Covington Diocese Named
Priest Named in Suit Tough to Track
Cincinnati Enquirer [Cincinnati OH]
Downloaded April 25, 2003
Call this the case of the invisible priest.
I've been been mystified about a Cincinnati woman's allegations this week that a priest at a Fort Mitchell orphanage sexually abused her as a teen during the early 1960s.
Cincinnati lawyer Stan Chesley says the woman became pregnant and that the priest arranged for her to have an abortion.
Those allegations are part of a lawsuit that Chesley hopes will become a class-action suit in Boone County. Dozens of people have stated that 21 priests in the Diocese of Covington abused them and that church officials covered it up.
This woman's story is notable for several reasons.
The lawsuit says she and the priest had a three-year affair, which Chesley said began when she was 13. The day before she was to leave the country to have an abortion, she and the priest had sex at a hotel near the airport, the suit states.
This case is unusual for another reason - the diocese said Tuesday that it had no record of the priest, a Rev. James Aloysius Brown.
Truth or fiction?
Tim Fitzgerald, a diocese spokesman and editor of its newspaper, the Messenger, said that at the time, no priest by that name was listed in the diocesan directory. Nor was the name in the newspaper's files of priests, ex-priests and deceased priests.
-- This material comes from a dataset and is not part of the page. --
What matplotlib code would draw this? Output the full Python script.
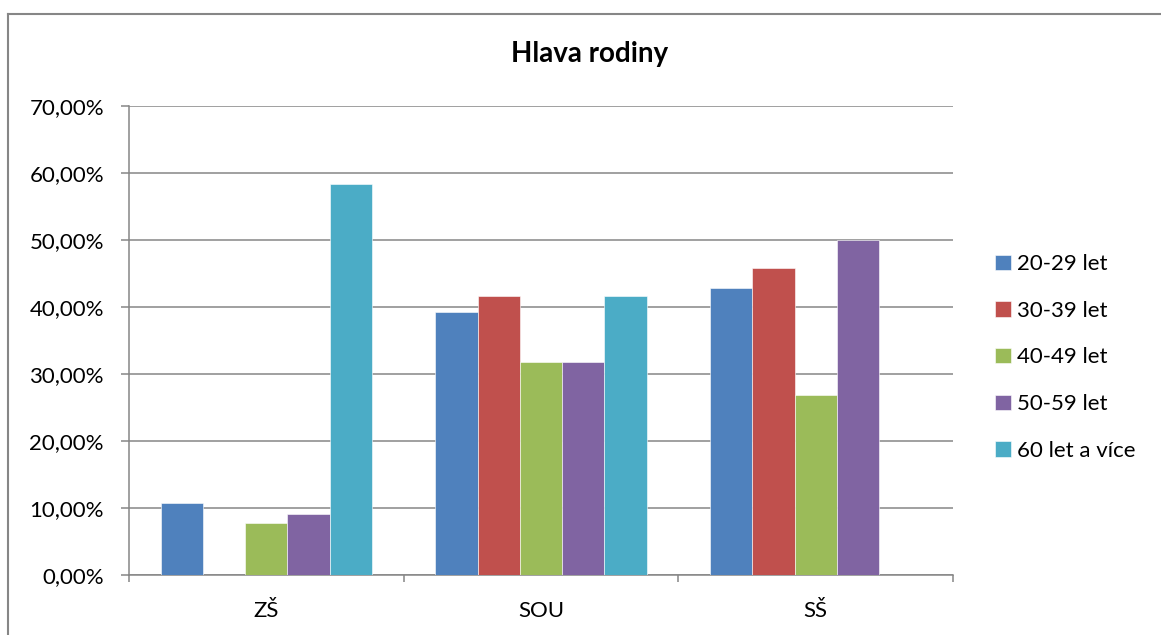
import matplotlib
matplotlib.use("Agg")
import matplotlib.pyplot as plt
import numpy as np
from matplotlib.ticker import FuncFormatter, FixedLocator
from matplotlib.lines import Line2D

categories = ["ZŠ", "SOU", "SŠ"]
series_names = ["20-29 let", "30-39 let", "40-49 let", "50-59 let", "60 let a více"]
val_20_29 = [10.71, 39.29, 42.86]
val_30_39 = [0.0, 41.67, 45.83]
val_40_49 = [7.69, 31.82, 26.92]
val_50_59 = [9.09, 31.82, 50.00]
val_60_plus = [58.33, 41.67, 0.0]
series_values = [val_20_29, val_30_39, val_40_49, val_50_59, val_60_plus]
colors = ["#4F81BD", "#C0504D", "#9BBB59", "#8064A2", "#4BACC6"]

plt.rcParams["font.family"] = ["Lato", "DejaVu Sans"]
grid_color = "#868686"

fig = plt.figure(figsize=(11.61, 6.35), dpi=100)
fig.patch.set_facecolor("white")
ax = fig.add_axes([129 / 1161, 60 / 635, 824 / 1161, 469 / 635])

# chart frame (left and top edges visible in the picture)
fig.add_artist(Line2D([7.5 / 1161, 7.5 / 1161], [0, 1 - 13.5 / 635],
                      transform=fig.transFigure, color=grid_color, linewidth=1.5))
fig.add_artist(Line2D([7.5 / 1161, 1], [1 - 13.5 / 635, 1 - 13.5 / 635],
                      transform=fig.transFigure, color=grid_color, linewidth=1.5))

x = np.arange(len(categories))
width = 1 / 6.5
for i, (name, vals, col) in enumerate(zip(series_names, series_values, colors)):
    ax.bar(x + (i - 2) * width, vals, width, color=col, label=name,
           edgecolor="white", linewidth=0.4, zorder=3)

ax.set_xlim(-0.5, 2.5)
ax.set_ylim(0, 70)
ax.set_yticks(np.arange(0, 71, 10))
ax.yaxis.set_major_formatter(FuncFormatter(lambda v, _: f"{v:.2f}%".replace(".", ",")))
ax.grid(axis="y", color=grid_color, linewidth=1.1, zorder=0)
ax.set_axisbelow(True)

ax.set_xticks(x, categories)
ax.xaxis.set_minor_locator(FixedLocator([-0.5, 0.5, 1.5, 2.5]))
ax.tick_params(axis="x", which="major", length=0, pad=19, labelsize=16)
ax.tick_params(axis="x", which="minor", length=5, width=1.1, color=grid_color)
ax.tick_params(axis="y", length=6, width=1.1, color=grid_color, pad=12, labelsize=16)

for side in ["top", "right"]:
    ax.spines[side].set_visible(False)
for side in ["left", "bottom"]:
    ax.spines[side].set_color(grid_color)
    ax.spines[side].set_linewidth(1.1)

fig.text(590 / 1161, 1 - 54 / 635, "Hlava rodiny", ha="center", va="center",
         fontsize=20, fontweight="bold", color="black")

ax.legend(loc="center left", bbox_to_anchor=(1.051, 0.4638), frameon=False,
          fontsize=16, handlelength=0.7, handleheight=0.7, handletextpad=0.3,
          labelspacing=1.2, borderpad=0, borderaxespad=0)

fig.savefig("out.png", dpi=100, facecolor="white")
An official statement from the diocese also didn't mention the priest, which led some of us in the news media to wonder whether he existed.
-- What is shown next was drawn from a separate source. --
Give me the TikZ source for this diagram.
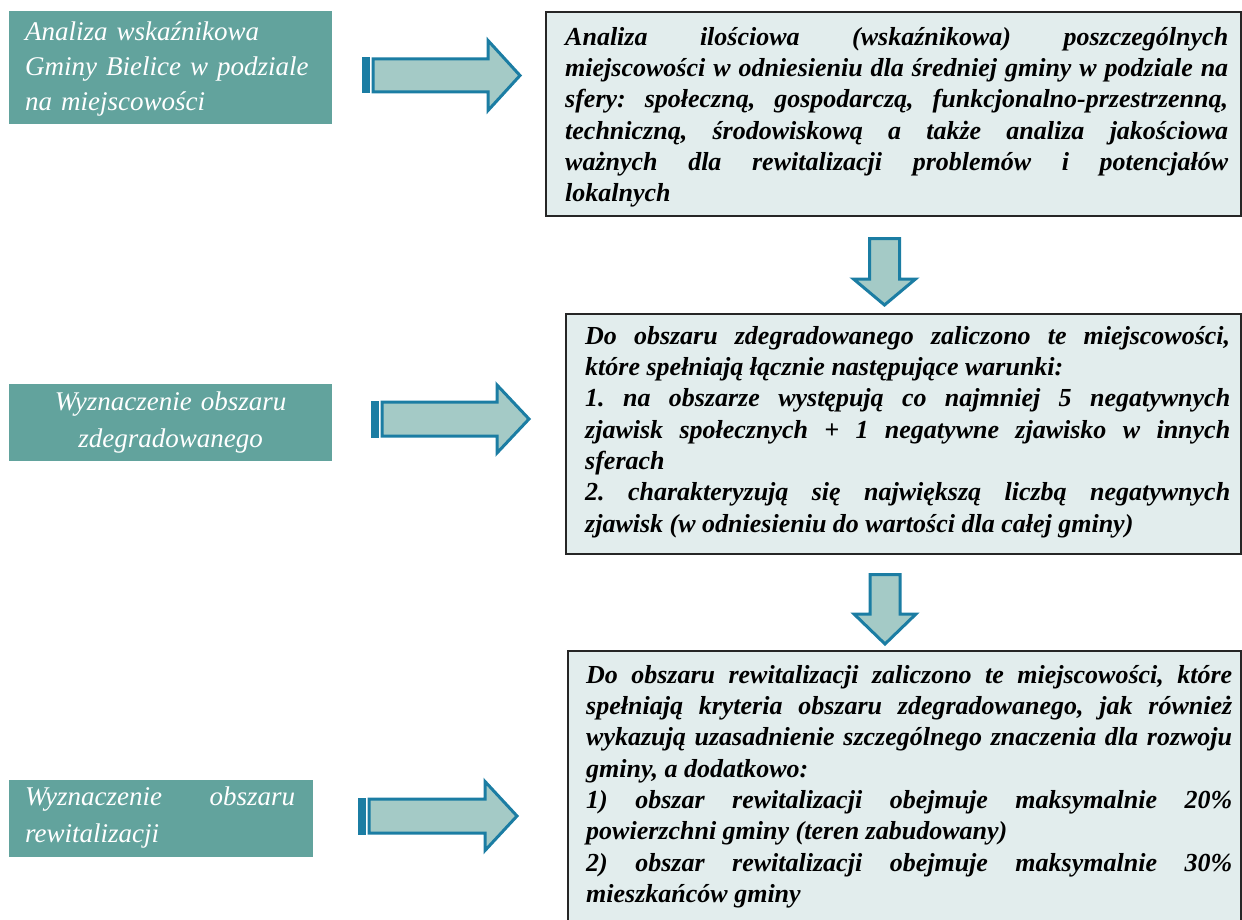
\documentclass[tikz,border=0pt]{standalone}
\usepackage{fontspec}
\setmainfont{Liberation Serif}
\hyphenpenalty=10000
\exhyphenpenalty=10000
\tolerance=10000
\frenchspacing
\definecolor{tealbox}{HTML}{62A39D}
\definecolor{afill}{HTML}{A4CAC6}
\definecolor{aline}{HTML}{1B7DA3}
\definecolor{bfill}{HTML}{E2EDED}
\newcommand\tstrut{\rule{0pt}{20pt}}
\newcommand\rightblock[6]{%
  \fill[aline] (#1,#4-#5-1.5) rectangle (#1+8,#4+#5+1.5);
  \draw[blockarrow] (#1+11,#4-#5) -- (#2,#4-#5) -- (#2,#4-#6) -- (#3,#4)
    -- (#2,#4+#6) -- (#2,#4+#5) -- (#1+11,#4+#5) -- cycle;
}
\newcommand\downblock[6]{%
  \draw[blockarrow] (#1-#5,#2) -- (#1+#5,#2) -- (#1+#5,#3) -- (#1+#6,#3)
    -- (#1,#4) -- (#1-#6,#3) -- (#1-#5,#3) -- cycle;
}
\tikzset{
  leftbox/.style={fill=tealbox, draw=none, inner sep=0pt, anchor=north west},
  rightbox/.style={fill=bfill, draw=black!85, line width=2pt, inner sep=0pt, anchor=north west},
  lefttext/.style={inner sep=0pt, anchor=north west, text=white,
    font=\fontsize{27}{37}\selectfont\itshape},
  righttext/.style={inner sep=0pt, anchor=north west, align=justify,
    font=\fontsize{26}{31.3}\selectfont\bfseries\itshape},
  blockarrow/.style={fill=afill, draw=aline, line width=3pt, line join=miter},
}
\begin{document}
\begin{tikzpicture}[x=1pt,y=-1pt]
\useasboundingbox (0,0) rectangle (1242,920);
% left boxes
\node[leftbox, minimum width=323pt, minimum height=113pt] (l1) at (9,11) {};
\node[leftbox, minimum width=323pt, minimum height=77pt] (l2) at (9,384) {};
\node[leftbox, minimum width=304pt, minimum height=77pt] (l3) at (9,780) {};
% right boxes
\node[rightbox, minimum width=695pt, minimum height=204pt] (r1) at (545,11) {};
\node[rightbox, minimum width=675pt, minimum height=240pt] (r2) at (565,313) {};
\node[rightbox, minimum width=673pt, minimum height=273pt] (r3) at (567,650) {};
% left texts
\node[lefttext, text width=290pt, align=left, font=\fontsize{27}{35}\selectfont\itshape] (t1) at (25,20)
  {\tstrut Analiza wskaźnikowa\\Gminy Bielice w podziale\\na miejscowości};
\node[lefttext, text width=323pt, align=center] (t2) at (9,390)
  {\tstrut Wyznaczenie obszaru\\zdegradowanego};
\node[lefttext, text width=270pt, align=justify] (t3) at (25,785)
  {\tstrut Wyznaczenie obszaru\linebreak rewitalizacji};
% right texts
\node[righttext, text width=663pt] (tA) at (565,25)
  {\tstrut Analiza ilościowa (wskaźnikowa) poszczególnych\linebreak
   miejscowości w odniesieniu dla średniej gminy w podziale na\linebreak
   sfery: społeczną, gospodarczą, funkcjonalno-przestrzenną,\linebreak
   techniczną, środowiskową a także analiza jakościowa\linebreak
   ważnych dla rewitalizacji problemów i potencjałów\linebreak
   lokalnych};
\node[righttext, text width=645pt] (tB) at (585,324)
  {\tstrut Do obszaru zdegradowanego zaliczono te miejscowości,\linebreak
   które spełniają łącznie następujące warunki:\newline
   1. na obszarze występują co najmniej 5 negatywnych\linebreak
   zjawisk społecznych + 1 negatywne zjawisko w innych\linebreak
   sferach\newline
   2. charakteryzują się największą liczbą negatywnych\linebreak
   zjawisk (w odniesieniu do wartości dla całej gminy)};
\node[righttext, text width=646pt] (tC) at (586,663)
  {\tstrut Do obszaru rewitalizacji zaliczono te miejscowości, które\linebreak
   spełniają kryteria obszaru zdegradowanego, jak również\linebreak
   wykazują uzasadnienie szczególnego znaczenia dla rozwoju\linebreak
   gminy, a dodatkowo:\newline
   1) obszar rewitalizacji obejmuje maksymalnie 20\%\linebreak
   powierzchni gminy (teren zabudowany)\newline
   2) obszar rewitalizacji obejmuje maksymalnie 30\%\linebreak
   mieszkańców gminy};
% block arrows
\rightblock{362}{488}{520}{75.5}{16.5}{35}
\rightblock{371}{497}{529}{419}{17}{34}
\rightblock{358}{485}{517}{816}{17}{34.5}
\downblock{884.5}{238.5}{279}{305}{15}{31}
\downblock{885}{574.5}{614}{644}{15}{31}
\end{tikzpicture}
\end{document}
Rev. Gerald L. Reinersman, second in charge at the Covington Diocese, wrote, "We are deeply saddened that individuals suffered abuse at the hands of some of our priests." Reinersman declined an interview.
But information about a Father Browne - with an e - began to trickle out Thursday morning.
Chesley's law firm is partly to blame for the confusion.
Chesley said Thursday that a clerical error resulted in the wrong first name being typed in the lawsuit. The priest's name is Joseph, not James, he said.
Chesley also said he spent five months investigating the abuse case. But it took people who knew the priest to call his firm to correct that error.
That isn't the only cloud over the facts.
It seems strange to me that even with the correct last name, diocesan officials "couldn't find" a mention of the priest.
It is true that Browne's last name - with or without an e - was missing from the usual places.
A Rev. Joseph Aloysius Browne was ordained in June 1956 and "left the priesthood" in 1970, Fitzgerald said Thursday.
But Fitzgerald's files on ex-priests contain nothing about Browne. Fitzgerald's files aren't the official archives of the diocese, though he relies on them as a spokesman.
Later in the day, Fitzgerald found more information. He said Browne had been an assistant director at Catholic Social Services in Covington, but the agency had no official records of him, said its director, Sister Joan Boberg.
Fitzgerald also said Browne was an assistant pastor at what is now St. Anthony parish in Taylor Mill and had been co-chair of the St. Vincent DePaul Society, which runs second-hand stores to help the poor.
Chesley will say only that Browne is now married and living in Canada.
Fitzgerald said he doesn't know why Browne left the church, nor if the church knew about the alleged activities.
We don't know where the priest is or what's in church records.
Even amid the mistakes and confusion, it's clear that Covington's Diocese should be more forthcoming. The diocese serves 89,000 Catholics in 14 counties.